The imminent deployment of 300 US soldiers in Cameroon is intended to provide nations around Lake Chad with what they most lack in the battle against Boko Haram: reliable intelligence.
On Thursday and Friday last, suicide bombers from the sect slew dozens of people in attacks on Maiduguri in northeast Nigeria, where the radical movement first emerged.
Cameroon, Chad and Niger, which all have borders with Nigeria in the Lake Chad region, have formed a military alliance with Nigeria and Benin to battle the extremists, who this year declared allegiance to the ISIL.
Nigeria’s neighbours have each been hit by bombers, often women or adolescent girls, who detonate their devices in crowded places such as open markets. Bans on concealing clothes, searches and close scrutiny have prevented some attacks, but others come without warning.
National intelligence services are historically best known for monitoring the activities of the domestic opposition, rather than tackling threats from the likes of Boko Haram, whose violence has uprooted about 2.5 million people.

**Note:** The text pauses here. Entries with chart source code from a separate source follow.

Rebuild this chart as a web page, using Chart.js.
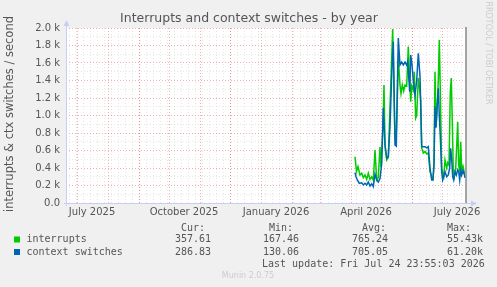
<!DOCTYPE html>
<html>
<head>
<meta charset="utf-8">
<script src="https://cdn.jsdelivr.net/npm/chart.js@4/dist/chart.umd.min.js"></script>
<style>
  html, body { margin: 0; padding: 0; background: #f0f0f0; }
  #chart { display: block; }
</style>
</head>
<body>
<canvas id="chart" width="497" height="287"></canvas>
<script>
// x values are days since 2025-06-20 (start of the yearly window)
const intrDays = [289, 290.5, 292, 294, 295.7, 297.3, 299, 300.7, 302.3, 304, 305.7, 307.3, 309, 310.7, 312.3, 314, 315, 317, 318, 319, 320.7, 322.3, 324, 325.7, 326.7, 328, 329, 330, 331, 332.3, 334, 335, 336.3, 337.7, 339, 340.7, 342.3, 343.3, 344.7, 345.7, 347.3, 348.3, 349.7, 350.7, 352.3, 353.3, 354.7, 355.7, 357.3, 359, 360.7, 362.3, 364, 365.7, 367, 368, 369, 370, 371, 372.3, 373.3, 374.3, 375.7, 376.7, 377.7, 379, 380.7, 381.7, 383, 384.3, 385.3, 386.3, 387.3, 388.3, 389.7, 390.7, 391.7, 392.7, 393.7, 394.7, 395.7, 397, 398.3, 399];
const intrValues = [529, 360, 415, 320, 340, 290, 320, 270, 340, 270, 300, 260, 606, 265, 290, 640, 410, 880, 1349, 663, 491, 520, 1100, 1657, 1989, 1272, 743, 700, 1060, 1657, 1349, 1250, 1350, 1280, 1349, 1340, 1787, 1500, 1158, 1340, 1290, 1500, 971, 1000, 1429, 1340, 1180, 629, 571, 590, 560, 575, 358, 301, 280, 430, 1501, 871, 1044, 1400, 1863, 1280, 396, 330, 300, 491, 400, 460, 430, 1272, 1429, 920, 360, 300, 396, 650, 929, 430, 360, 701, 360, 420, 350, 358];

const ctxDays = [289, 290, 291.3, 293.3, 295.7, 297.3, 299, 300.7, 302.3, 304, 305.7, 307.3, 309, 310.7, 312.3, 314, 315.7, 317.3, 319, 320.7, 322.3, 324, 325.7, 327.3, 329, 330.3, 331.3, 332.3, 334, 335.7, 337.3, 339, 340.7, 341.7, 343.7, 344.7, 345.7, 347.3, 349, 350.7, 352.3, 354, 355.7, 357.3, 359, 360.7, 362.3, 364, 365.7, 367, 368, 369, 370, 371, 372.3, 373.3, 374.3, 375.7, 376.7, 377.7, 379, 380.7, 382.3, 383.7, 384.7, 385.7, 386.7, 387.7, 389, 390.3, 391.7, 392.7, 393.7, 394.7, 395.7, 397, 398.3, 399];
const ctxValues = [347, 300, 263, 225, 230, 206, 225, 206, 240, 195, 220, 187, 330, 263, 240, 280, 450, 1086, 663, 514, 530, 870, 1463, 1844, 663, 650, 1270, 1886, 1577, 1610, 1577, 1611, 1577, 1615, 1272, 1691, 1620, 1400, 1234, 1400, 1711, 1450, 644, 644, 644, 630, 644, 400, 263, 263, 450, 1100, 860, 1080, 1311, 1000, 760, 358, 263, 300, 358, 300, 320, 400, 625, 500, 300, 263, 358, 320, 380, 358, 263, 380, 320, 370, 330, 287];

// month starts (red grid) and x labels (mid-month, every 3 months)
const monthStarts = [11, 42, 73, 103, 134, 164, 195, 226, 254, 285, 315, 346, 376];
const labelDays = [26, 118, 210, 300, 391];
const labelText = ['July 2025', 'October 2025', 'January 2026', 'April 2026', 'July 2026'];

// legend table
const seriesNames = ['interrupts', 'context switches'];
const seriesColors = ['#00cc00', '#0066b3'];
const curValues = ['357.61', '286.83'];
const minValues = ['167.46', '130.06'];
const avgValues = ['765.24', '705.05'];
const maxValues = ['55.43k', '61.20k'];

const SANS = '"DejaVu Sans", sans-serif';
const MONO = '"DejaVu Sans Mono", monospace';
const FONT_COLOR = '#555555';
const MGRID = 'rgba(230, 110, 110, 0.55)';
const GRID = 'rgba(200, 200, 200, 0.45)';
const AXIS = '#c8cdf5';

// weekly minor grid (Mondays)
const weekDays = [];
for (let d = 3; d < 400; d += 7) weekDays.push(d);
const gridDays = monthStarts.concat(weekDays);

function toPoints(days, values) {
  return days.map((d, i) => ({ x: d, y: values[i] }));
}

const decorations = {
  id: 'decorations',
  beforeDraw(chart) {
    const c = chart.ctx;
    const a = chart.chartArea;
    c.save();
    c.fillStyle = '#f0f0f0';
    c.fillRect(0, 0, chart.width, chart.height);
    c.fillStyle = '#ffffff';
    c.fillRect(a.left, a.top, a.right - a.left, a.bottom - a.top);
    c.restore();
  },
  afterDraw(chart) {
    const c = chart.ctx;
    const a = chart.chartArea;
    c.save();

    // axes with arrows
    c.strokeStyle = AXIS;
    c.fillStyle = AXIS;
    c.lineWidth = 1;
    c.beginPath();
    c.moveTo(a.left - 2, a.bottom + 0.5);
    c.lineTo(a.right + 6, a.bottom + 0.5);
    c.moveTo(a.left + 0.5, a.bottom + 3);
    c.lineTo(a.left + 0.5, a.top - 4);
    c.stroke();
    c.beginPath();
    c.moveTo(a.right + 11, a.bottom + 0.5);
    c.lineTo(a.right + 5, a.bottom - 2.5);
    c.lineTo(a.right + 5, a.bottom + 3.5);
    c.closePath();
    c.fill();
    c.beginPath();
    c.moveTo(a.left + 0.5, a.top - 8);
    c.lineTo(a.left - 2.5, a.top - 2);
    c.lineTo(a.left + 3.5, a.top - 2);
    c.closePath();
    c.fill();

    // right edge rule
    c.strokeStyle = '#888888';
    c.lineWidth = 1.5;
    c.beginPath();
    c.moveTo(a.right, a.top - 1);
    c.lineTo(a.right, a.bottom);
    c.stroke();

    // title
    c.fillStyle = FONT_COLOR;
    c.font = '12.5px ' + SANS;
    c.textAlign = 'center';
    c.textBaseline = 'middle';
    c.fillText('Interrupts and context switches - by year', 249, 19);

    // y axis title
    c.save();
    c.translate(10.5, 114);
    c.rotate(-Math.PI / 2);
    c.font = '11.5px ' + SANS;
    c.fillText('interrupts & ctx switches / second', 0, 0);
    c.restore();

    // side watermark
    c.save();
    c.translate(488, 53);
    c.rotate(Math.PI / 2);
    c.fillStyle = '#cccccc';
    c.font = '8px ' + SANS;
    c.fillText('RRDTOOL / TOBI OETIKER', 0, 0);
    c.restore();

    // legend
    c.font = '10px ' + MONO;
    c.textAlign = 'left';
    c.fillStyle = FONT_COLOR;
    c.fillText('Cur:', 181, 228);
    c.fillText('Min:', 269, 228);
    c.fillText('Avg:', 362, 228);
    c.fillText('Max:', 447, 228);
    const rowY = [239.5, 252];
    seriesNames.forEach((name, i) => {
      c.fillStyle = seriesColors[i];
      c.fillRect(14, rowY[i] - 3, 6, 6);
      c.fillStyle = FONT_COLOR;
      c.fillText(name, 26.5, rowY[i]);
      c.fillText(curValues[i], 175, rowY[i]);
      c.fillText(minValues[i], 263, rowY[i]);
      c.fillText(avgValues[i], 352, rowY[i]);
      c.fillText(maxValues[i], 447, rowY[i]);
    });
    c.fillText('Last update: Fri Jul 24 23:55:03 2026', 262, 264);

    c.fillStyle = '#cccccc';
    c.font = '8px ' + SANS;
    c.textAlign = 'center';
    c.fillText('Munin 2.0.75', 248, 276);
    c.restore();
  }
};

new Chart(document.getElementById('chart'), {
  type: 'line',
  data: {
    datasets: [
      {
        label: seriesNames[0],
        data: toPoints(intrDays, intrValues),
        borderColor: seriesColors[0],
        borderWidth: 1.5,
        pointRadius: 0,
        tension: 0,
        order: 1
      },
      {
        label: seriesNames[1],
        data: toPoints(ctxDays, ctxValues),
        borderColor: seriesColors[1],
        borderWidth: 1.5,
        pointRadius: 0,
        tension: 0,
        order: 0
      }
    ]
  },
  options: {
    responsive: false,
    animation: false,
    devicePixelRatio: 1,
    layout: { padding: { top: 28, right: 31, bottom: 64, left: 0 } },
    plugins: {
      legend: { display: false },
      tooltip: { enabled: false }
    },
    scales: {
      x: {
        type: 'linear',
        min: 0,
        max: 400,
        position: 'bottom',
        afterBuildTicks: s => { s.ticks = gridDays.map(v => ({ value: v })); },
        afterFit: s => { s.height = 0; s.paddingLeft = 0; s.paddingRight = 0; },
        ticks: { display: false },
        grid: {
          drawTicks: false,
          lineWidth: 1,
          color: c => monthStarts.includes(c.tick.value) ? MGRID : GRID
        },
        border: { display: false, dash: [1, 2] }
      },
      xl: {
        type: 'linear',
        axis: 'x',
        min: 0,
        max: 400,
        position: 'bottom',
        weight: 1,
        afterBuildTicks: s => { s.ticks = labelDays.map(v => ({ value: v })); },
        afterFit: s => { s.height = 20; s.paddingLeft = 0; s.paddingRight = 0; },
        ticks: {
          autoSkip: false,
          maxRotation: 0,
          padding: 3,
          color: FONT_COLOR,
          font: { family: SANS, size: 10 },
          callback: (v, i) => labelText[i]
        },
        grid: { display: false, drawTicks: false },
        border: { display: false }
      },
      y: {
        type: 'linear',
        min: 0,
        max: 2000,
        afterFit: s => { s.width = 66; s.paddingTop = 0; s.paddingBottom = 0; },
        ticks: {
          stepSize: 100,
          autoSkip: false,
          padding: 6,
          color: FONT_COLOR,
          font: { family: SANS, size: 10 },
          callback: v => v % 200 !== 0 ? '' : (v === 0 ? '0.0' : (v / 1000).toFixed(1) + ' k')
        },
        grid: {
          drawTicks: false,
          lineWidth: 1,
          color: c => c.tick.value % 200 === 0 ? MGRID : GRID
        },
        border: { display: false, dash: [1, 2] }
      }
    }
  },
  plugins: [decorations]
});
</script>
</body>
</html>
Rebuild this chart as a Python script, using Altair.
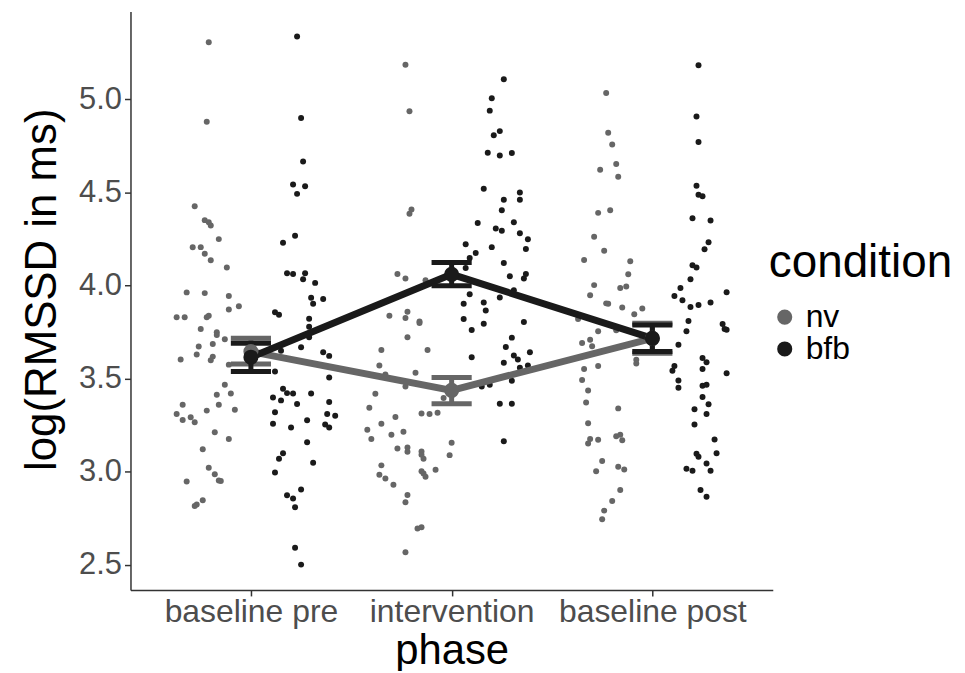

Heads of state in the Lake Chad region have several times pleaded for international assistance to the multinational task force created this year to take the war to the enemy.
France already provides some forms of intelligence. Paris has deployed a strong military presence on the ground, including Operation Barkhane, with its headquarters in the Chadian capital N’Djamena, set up to fight rebels in the Sahel.